## Aim of the task
Output the material beneath this task exactly, images excluded.

## Available records
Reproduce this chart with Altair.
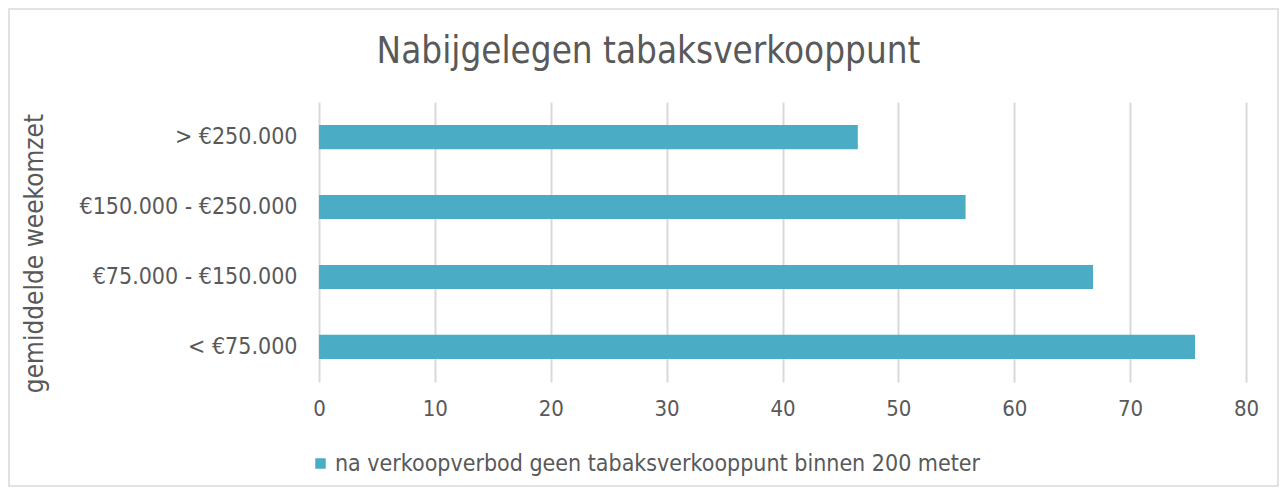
import altair as alt
import pandas as pd

categories = ["> €250.000", "€150.000 - €250.000", "€75.000 - €150.000", "< €75.000"]
values = [46.5, 55.8, 66.8, 75.6]
series = "na verkoopverbod geen tabaksverkooppunt binnen 200 meter"

df = pd.DataFrame({"cat": categories, "val": values, "series": [series] * len(categories)})

FONT = "DejaVu Sans Condensed"
TXT = "#595959"

W, H = 927, 280
PL, PT = 311, 94

frame = alt.Chart(pd.DataFrame({"a": [0]})).mark_rect(
    fill=None, stroke="#d9d9d9", strokeWidth=1.5
).encode(
    x=alt.value(-PL + 1), x2=alt.value(W + 32),
    y=alt.value(-PT + 1), y2=alt.value(H + 104),
)

bars = alt.Chart(df).mark_bar(color="#4BACC6").encode(
    y=alt.Y("cat:N", sort=categories,
            scale=alt.Scale(paddingInner=0.655, paddingOuter=0.33),
            axis=alt.Axis(title="gemiddelde weekomzet", domain=False, ticks=False,
                          labelFont=FONT, labelFontSize=23, labelColor=TXT, labelPadding=22,
                          labelLimit=400,
                          titleFont=FONT, titleFontSize=26, titleFontWeight="normal",
                          titleColor=TXT, titleX=-285, titleY=151, titleAngle=270,
                          titleAlign="center", titleBaseline="middle")),
    x=alt.X("val:Q", scale=alt.Scale(domain=[0, 80]),
            axis=alt.Axis(title=None, values=list(range(0, 81, 10)), domain=False, ticks=False,
                          grid=True, gridColor="#d9d9d9", gridWidth=2, labelFlush=False,
                          labelFont=FONT, labelFontSize=22, labelColor=TXT, labelPadding=16)),
    color=alt.Color("series:N", scale=alt.Scale(range=["#4BACC6"]),
                    legend=alt.Legend(title=None, orient="none", legendX=-10, legendY=350,
                                      symbolType="square", symbolSize=110, symbolStrokeWidth=0,
                                      labelFont=FONT, labelFontSize=23, labelColor=TXT,
                                      labelOffset=3, labelLimit=900)),
)

chart = alt.layer(frame, bars).properties(
    width=W, height=H,
    padding={"left": PL, "top": PT, "right": 34, "bottom": 106},
    autosize=alt.AutoSizeParams(type="none"),
    title=alt.TitleParams("Nabijgelegen tabaksverkooppunt", font=FONT, fontSize=36.5,
                          fontWeight="normal", color=TXT, anchor="middle",
                          dx=-134, offset=-62),
).configure_view(stroke=None)

chart.save("out.html", embed_options={"renderer": "svg", "actions": False})
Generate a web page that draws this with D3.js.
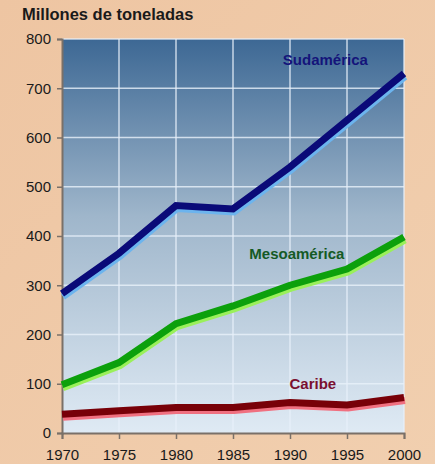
<!DOCTYPE html>
<html>
<head>
<meta charset="utf-8">
<script src="https://cdn.jsdelivr.net/npm/d3@7"></script>
<style>
  body { margin: 0; background: #efc9a7; }
  svg { display: block; font-family: "Liberation Sans", Arial, sans-serif; }
</style>
</head>
<body>
<svg id="chart" width="435" height="464"></svg>
<script>
var years = [1970, 1975, 1980, 1985, 1990, 1995, 2000];
var sudamerica = [283, 365, 462, 455, 540, 635, 730];
var mesoamerica = [98, 143, 222, 258, 300, 333, 398];
var caribe = [38, 45, 52, 52, 62, 57, 72];
var yTicks = [0, 100, 200, 300, 400, 500, 600, 700, 800];

var series = [
    { name: 'Sudamérica', values: sudamerica, dark: '#0a0a78', light: '#6cb4ee', label: '#14147a', lx: 1993.1, ly: 747 },
    { name: 'Mesoamérica', values: mesoamerica, dark: '#0ca00c', light: '#9af05a', label: '#155a25', lx: 1990.6, ly: 353 },
    { name: 'Caribe', values: caribe, dark: '#780008', light: '#f07080', label: '#7a1030', lx: 1992.0, ly: 89 }
];

var svg = d3.select('#chart');
var pLeft = 62, pRight = 404, pTop = 39, pBottom = 433;

var x = d3.scaleLinear().domain([1970, 2000]).range([pLeft, pRight]);
var y = d3.scaleLinear().domain([0, 800]).range([pBottom, pTop]);

var defs = svg.append('defs');
var bg = defs.append('linearGradient').attr('id', 'bg').attr('x1', 0).attr('y1', 0).attr('x2', 1).attr('y2', 1);
bg.append('stop').attr('offset', '0%').attr('stop-color', '#eec5a2');
bg.append('stop').attr('offset', '100%').attr('stop-color', '#f1cfaf');
var pg = defs.append('linearGradient').attr('id', 'plotbg').attr('x1', 0).attr('y1', 0).attr('x2', 0).attr('y2', 1);
pg.append('stop').attr('offset', '0%').attr('stop-color', '#3d6894');
pg.append('stop').attr('offset', '45%').attr('stop-color', '#9fb6cb');
pg.append('stop').attr('offset', '100%').attr('stop-color', '#dfeaf4');

svg.append('rect').attr('width', 435).attr('height', 464).attr('fill', 'url(#bg)');
svg.append('rect')
    .attr('x', pLeft).attr('y', pTop)
    .attr('width', pRight - pLeft).attr('height', pBottom - pTop)
    .attr('fill', 'url(#plotbg)');

// grid
svg.append('g').selectAll('line').data(yTicks.slice(1)).enter().append('line')
    .attr('x1', pLeft).attr('x2', pRight)
    .attr('y1', function (d) { return y(d); })
    .attr('y2', function (d) { return y(d); })
    .attr('stroke', '#e8f1fa').attr('stroke-opacity', 0.8).attr('stroke-width', 1.5);
svg.append('g').selectAll('line').data(years.slice(1)).enter().append('line')
    .attr('x1', function (d) { return x(d); })
    .attr('x2', function (d) { return x(d); })
    .attr('y1', pTop).attr('y2', pBottom)
    .attr('stroke', '#e8f1fa').attr('stroke-opacity', 0.8).attr('stroke-width', 1.5);

// axes
var yAxis = svg.append('g')
    .attr('transform', 'translate(' + pLeft + ',0)')
    .call(d3.axisLeft(y).tickValues(yTicks).tickSize(5).tickPadding(6));
var xAxis = svg.append('g')
    .attr('transform', 'translate(0,' + pBottom + ')')
    .call(d3.axisBottom(x).tickValues(years).tickFormat(d3.format('d')).tickSize(6).tickPadding(10));
[xAxis, yAxis].forEach(function (a) {
    a.select('.domain').attr('stroke', '#7a7068').attr('stroke-width', 2);
    a.selectAll('.tick line').attr('stroke', '#7a7068').attr('stroke-width', 1.5);
    a.selectAll('text').attr('fill', '#1a1a1a').attr('font-size', 15);
});

var line = d3.line()
    .x(function (d, i) { return x(years[i]); })
    .y(function (d) { return y(d); });

series.forEach(function (s) {
    svg.append('path').datum(s.values)
        .attr('d', line)
        .attr('transform', 'translate(1,3)')
        .attr('fill', 'none')
        .attr('stroke', s.light)
        .attr('stroke-width', 7);
    svg.append('path').datum(s.values)
        .attr('d', line)
        .attr('fill', 'none')
        .attr('stroke', s.dark)
        .attr('stroke-width', 7);
    svg.append('text')
        .attr('x', x(s.lx)).attr('y', y(s.ly))
        .attr('text-anchor', 'middle')
        .attr('font-size', 15).attr('font-weight', 'bold')
        .attr('fill', s.label)
        .text(s.name);
});

svg.append('text')
    .attr('x', 22).attr('y', 20)
    .attr('font-size', 16.5).attr('font-weight', 'bold')
    .attr('fill', '#1a1a1a')
    .text('Millones de toneladas');
</script>
</body>
</html>
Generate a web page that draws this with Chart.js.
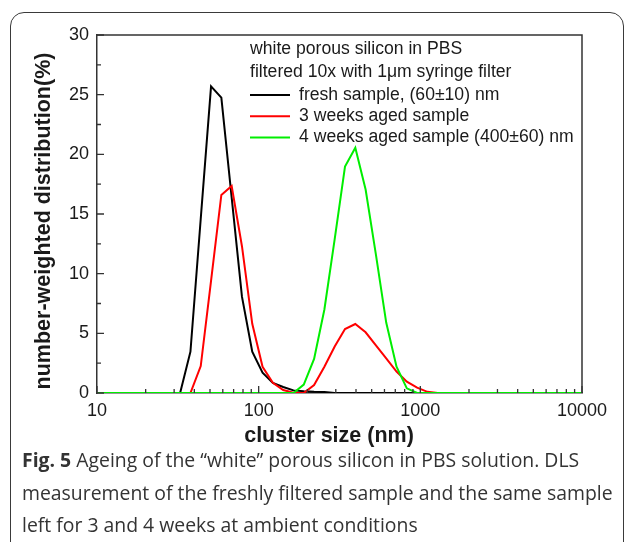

## Output for this task
Reproduce this chart with Altair.
import altair as alt
import pandas as pd

categories = ["> €250.000", "€150.000 - €250.000", "€75.000 - €150.000", "< €75.000"]
values = [46.5, 55.8, 66.8, 75.6]
series = "na verkoopverbod geen tabaksverkooppunt binnen 200 meter"

df = pd.DataFrame({"cat": categories, "val": values, "series": [series] * len(categories)})

FONT = "DejaVu Sans Condensed"
TXT = "#595959"

W, H = 927, 280
PL, PT = 311, 94

frame = alt.Chart(pd.DataFrame({"a": [0]})).mark_rect(
    fill=None, stroke="#d9d9d9", strokeWidth=1.5
).encode(
    x=alt.value(-PL + 1), x2=alt.value(W + 32),
    y=alt.value(-PT + 1), y2=alt.value(H + 104),
)

bars = alt.Chart(df).mark_bar(color="#4BACC6").encode(
    y=alt.Y("cat:N", sort=categories,
            scale=alt.Scale(paddingInner=0.655, paddingOuter=0.33),
            axis=alt.Axis(title="gemiddelde weekomzet", domain=False, ticks=False,
                          labelFont=FONT, labelFontSize=23, labelColor=TXT, labelPadding=22,
                          labelLimit=400,
                          titleFont=FONT, titleFontSize=26, titleFontWeight="normal",
                          titleColor=TXT, titleX=-285, titleY=151, titleAngle=270,
                          titleAlign="center", titleBaseline="middle")),
    x=alt.X("val:Q", scale=alt.Scale(domain=[0, 80]),
            axis=alt.Axis(title=None, values=list(range(0, 81, 10)), domain=False, ticks=False,
                          grid=True, gridColor="#d9d9d9", gridWidth=2, labelFlush=False,
                          labelFont=FONT, labelFontSize=22, labelColor=TXT, labelPadding=16)),
    color=alt.Color("series:N", scale=alt.Scale(range=["#4BACC6"]),
                    legend=alt.Legend(title=None, orient="none", legendX=-10, legendY=350,
                                      symbolType="square", symbolSize=110, symbolStrokeWidth=0,
                                      labelFont=FONT, labelFontSize=23, labelColor=TXT,
                                      labelOffset=3, labelLimit=900)),
)

chart = alt.layer(frame, bars).properties(
    width=W, height=H,
    padding={"left": PL, "top": PT, "right": 34, "bottom": 106},
    autosize=alt.AutoSizeParams(type="none"),
    title=alt.TitleParams("Nabijgelegen tabaksverkooppunt", font=FONT, fontSize=36.5,
                          fontWeight="normal", color=TXT, anchor="middle",
                          dx=-134, offset=-62),
).configure_view(stroke=None)

chart.save("out.html", embed_options={"renderer": "svg", "actions": False})
Generate a web page that draws this with D3.js.
<!DOCTYPE html>
<html>
<head>
<meta charset="utf-8">
<script src="https://cdn.jsdelivr.net/npm/d3@7"></script>
<style>
  body { margin: 0; background: #efc9a7; }
  svg { display: block; font-family: "Liberation Sans", Arial, sans-serif; }
</style>
</head>
<body>
<svg id="chart" width="435" height="464"></svg>
<script>
var years = [1970, 1975, 1980, 1985, 1990, 1995, 2000];
var sudamerica = [283, 365, 462, 455, 540, 635, 730];
var mesoamerica = [98, 143, 222, 258, 300, 333, 398];
var caribe = [38, 45, 52, 52, 62, 57, 72];
var yTicks = [0, 100, 200, 300, 400, 500, 600, 700, 800];

var series = [
    { name: 'Sudamérica', values: sudamerica, dark: '#0a0a78', light: '#6cb4ee', label: '#14147a', lx: 1993.1, ly: 747 },
    { name: 'Mesoamérica', values: mesoamerica, dark: '#0ca00c', light: '#9af05a', label: '#155a25', lx: 1990.6, ly: 353 },
    { name: 'Caribe', values: caribe, dark: '#780008', light: '#f07080', label: '#7a1030', lx: 1992.0, ly: 89 }
];

var svg = d3.select('#chart');
var pLeft = 62, pRight = 404, pTop = 39, pBottom = 433;

var x = d3.scaleLinear().domain([1970, 2000]).range([pLeft, pRight]);
var y = d3.scaleLinear().domain([0, 800]).range([pBottom, pTop]);

var defs = svg.append('defs');
var bg = defs.append('linearGradient').attr('id', 'bg').attr('x1', 0).attr('y1', 0).attr('x2', 1).attr('y2', 1);
bg.append('stop').attr('offset', '0%').attr('stop-color', '#eec5a2');
bg.append('stop').attr('offset', '100%').attr('stop-color', '#f1cfaf');
var pg = defs.append('linearGradient').attr('id', 'plotbg').attr('x1', 0).attr('y1', 0).attr('x2', 0).attr('y2', 1);
pg.append('stop').attr('offset', '0%').attr('stop-color', '#3d6894');
pg.append('stop').attr('offset', '45%').attr('stop-color', '#9fb6cb');
pg.append('stop').attr('offset', '100%').attr('stop-color', '#dfeaf4');

svg.append('rect').attr('width', 435).attr('height', 464).attr('fill', 'url(#bg)');
svg.append('rect')
    .attr('x', pLeft).attr('y', pTop)
    .attr('width', pRight - pLeft).attr('height', pBottom - pTop)
    .attr('fill', 'url(#plotbg)');

// grid
svg.append('g').selectAll('line').data(yTicks.slice(1)).enter().append('line')
    .attr('x1', pLeft).attr('x2', pRight)
    .attr('y1', function (d) { return y(d); })
    .attr('y2', function (d) { return y(d); })
    .attr('stroke', '#e8f1fa').attr('stroke-opacity', 0.8).attr('stroke-width', 1.5);
svg.append('g').selectAll('line').data(years.slice(1)).enter().append('line')
    .attr('x1', function (d) { return x(d); })
    .attr('x2', function (d) { return x(d); })
    .attr('y1', pTop).attr('y2', pBottom)
    .attr('stroke', '#e8f1fa').attr('stroke-opacity', 0.8).attr('stroke-width', 1.5);

// axes
var yAxis = svg.append('g')
    .attr('transform', 'translate(' + pLeft + ',0)')
    .call(d3.axisLeft(y).tickValues(yTicks).tickSize(5).tickPadding(6));
var xAxis = svg.append('g')
    .attr('transform', 'translate(0,' + pBottom + ')')
    .call(d3.axisBottom(x).tickValues(years).tickFormat(d3.format('d')).tickSize(6).tickPadding(10));
[xAxis, yAxis].forEach(function (a) {
    a.select('.domain').attr('stroke', '#7a7068').attr('stroke-width', 2);
    a.selectAll('.tick line').attr('stroke', '#7a7068').attr('stroke-width', 1.5);
    a.selectAll('text').attr('fill', '#1a1a1a').attr('font-size', 15);
});

var line = d3.line()
    .x(function (d, i) { return x(years[i]); })
    .y(function (d) { return y(d); });

series.forEach(function (s) {
    svg.append('path').datum(s.values)
        .attr('d', line)
        .attr('transform', 'translate(1,3)')
        .attr('fill', 'none')
        .attr('stroke', s.light)
        .attr('stroke-width', 7);
    svg.append('path').datum(s.values)
        .attr('d', line)
        .attr('fill', 'none')
        .attr('stroke', s.dark)
        .attr('stroke-width', 7);
    svg.append('text')
        .attr('x', x(s.lx)).attr('y', y(s.ly))
        .attr('text-anchor', 'middle')
        .attr('font-size', 15).attr('font-weight', 'bold')
        .attr('fill', s.label)
        .text(s.name);
});

svg.append('text')
    .attr('x', 22).attr('y', 20)
    .attr('font-size', 16.5).attr('font-weight', 'bold')
    .attr('fill', '#1a1a1a')
    .text('Millones de toneladas');
</script>
</body>
</html>
Generate a web page that draws this with Chart.js.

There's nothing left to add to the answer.